Но для того, чтобы иметь возможность заниматься садоводством, вам в первую очередь нужен доступ к участку земли. Многие из первых центров промышленного производства предусмотрели это, выделяя земельные участки для выращивания продуктов питания. Когда врач и писатель Уильям Бьюкен[213]
посетил Шеффилд в 1769 году, он заметил: «Среди «катлеров» едва ли найдется подмастерье, у которого не было бы участка земли, который он обрабатывает как собственный сад», указав при этом, что садоводство дает «множество полезных эффектов». Для низкооплачиваемых рабочих это был ценный источник питательной пищи и здоровый вид физических нагрузок, которые давали передышку от грохота машин и монотонности заводской работы. «Сам запах земли и свежих трав оживляет и поднимает настроение, – писал Бьюкен, – в то время как перспектива того, что что-то достигнет зрелости и принесет плоды, восхищает и развлекает разум». На фоне тяжелого промышленного труда обработка земли была источником гордости и чувства собственного достоинства.Занятия ботаникой стали еще одним способом поддержания связи с природой. В Манчестере, крупнейшем из промышленных центров, были фабричные рабочие, которые регулярно проводили свои выходные, выезжая за город, где они собирали образцы растений, используя свои знания ботаники. Тем временем промышленность девятнадцатого века постепенно превращала городские центры в оголенные пустоши. Расширение производства вело к перенаселенности, а это означало, что в угоду ей пришлось поступиться дворами и садами. Там, где природа не была уничтожена полностью, она была осквернена. Немногочисленные уцелевшие деревья стояли черными от сажи. Великая писательница викторианской эпохи, миссис Гаскелл, в своем описании Манчестера сетовала: «Увы! Здесь нет цветов»[214]

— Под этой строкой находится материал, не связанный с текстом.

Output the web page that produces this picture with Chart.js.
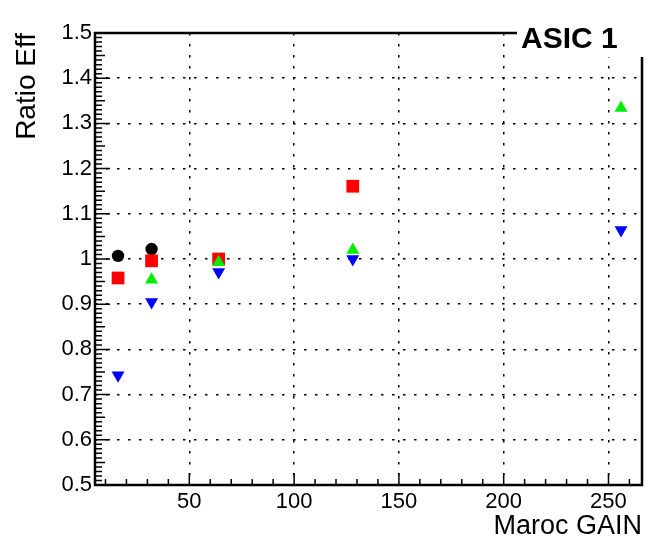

. Изголодавшиеся по природе люди находили отдушину в местных цветочных выставках, которые стали чрезвычайно популярной формой развлечения. Этот феномен достиг своего пика в 1860-х годах, когда в одном только Манчестере проводилось восемь подобных мероприятий в год[215]. Краткое погружение в цветочное царство открывало доступ к живительному воздействию красоты.Человеческая потребность в эстетической подпитке часто недооценивается. Но, как заметил Карл Юнг, «всем нам необходимо подпитывать нашу психику. Такую подпитку невозможно найти в городских многоквартирных домах, где нет ни единого клочка зелени или цветущих деревьев»[216]
. С развитием индустриализации отношение рабочих к труду также претерпело изменения. Конвейеры фрагментировали производственный процесс, и человек теперь отвечал лишь за малую часть результата, тогда как в прежние времена, когда процветали ремесла, рабочий, как писал Юнг, «получал удовлетворение, видя плоды своего труда. В таком труде он находил адекватное самовыражение». Были утрачены два важнейших источника опоры и равновесия: близость к природе и труд, приносящий удовлетворение. Юнг считал, что это привело к формированию «сознания без корней», которое, по его мнению, ведет либо к «завышенной самооценке», либо к ее противоположности – «комплексу неполноценности». «Я полностью привержен идее того, – писал он, – что жизнь человека должна укореняться в земле». Он был сторонником садоводства как формы подзарядки: «Животные, вскормленные в неволе, не могут вернуться на свободу. Но наши рабочие могут. Мы видим, как они делают это, возделывая сады на своих участках вокруг городов; эти их сады являются выражением любви к природе и к собственному клочку земли».Городское садоводство сегодня переживает период возрождения. Многие из проблем, описанных Юнгом, все еще с нами – оторванность от природы, унылая городская среда и отсутствие удовлетворяющей работы. Как и в те времена, когда городское фермерство только зарождалось, мы живем в эпоху социальных и технологических изменений, сопровождающихся ростом неравенства. Многие из бывших промышленных центров сегодня приходят в упадок, и люди обращаются к земле, чтобы прокормить себя, протестуя не против индустриализации, но против той деградации, которая остается после нее.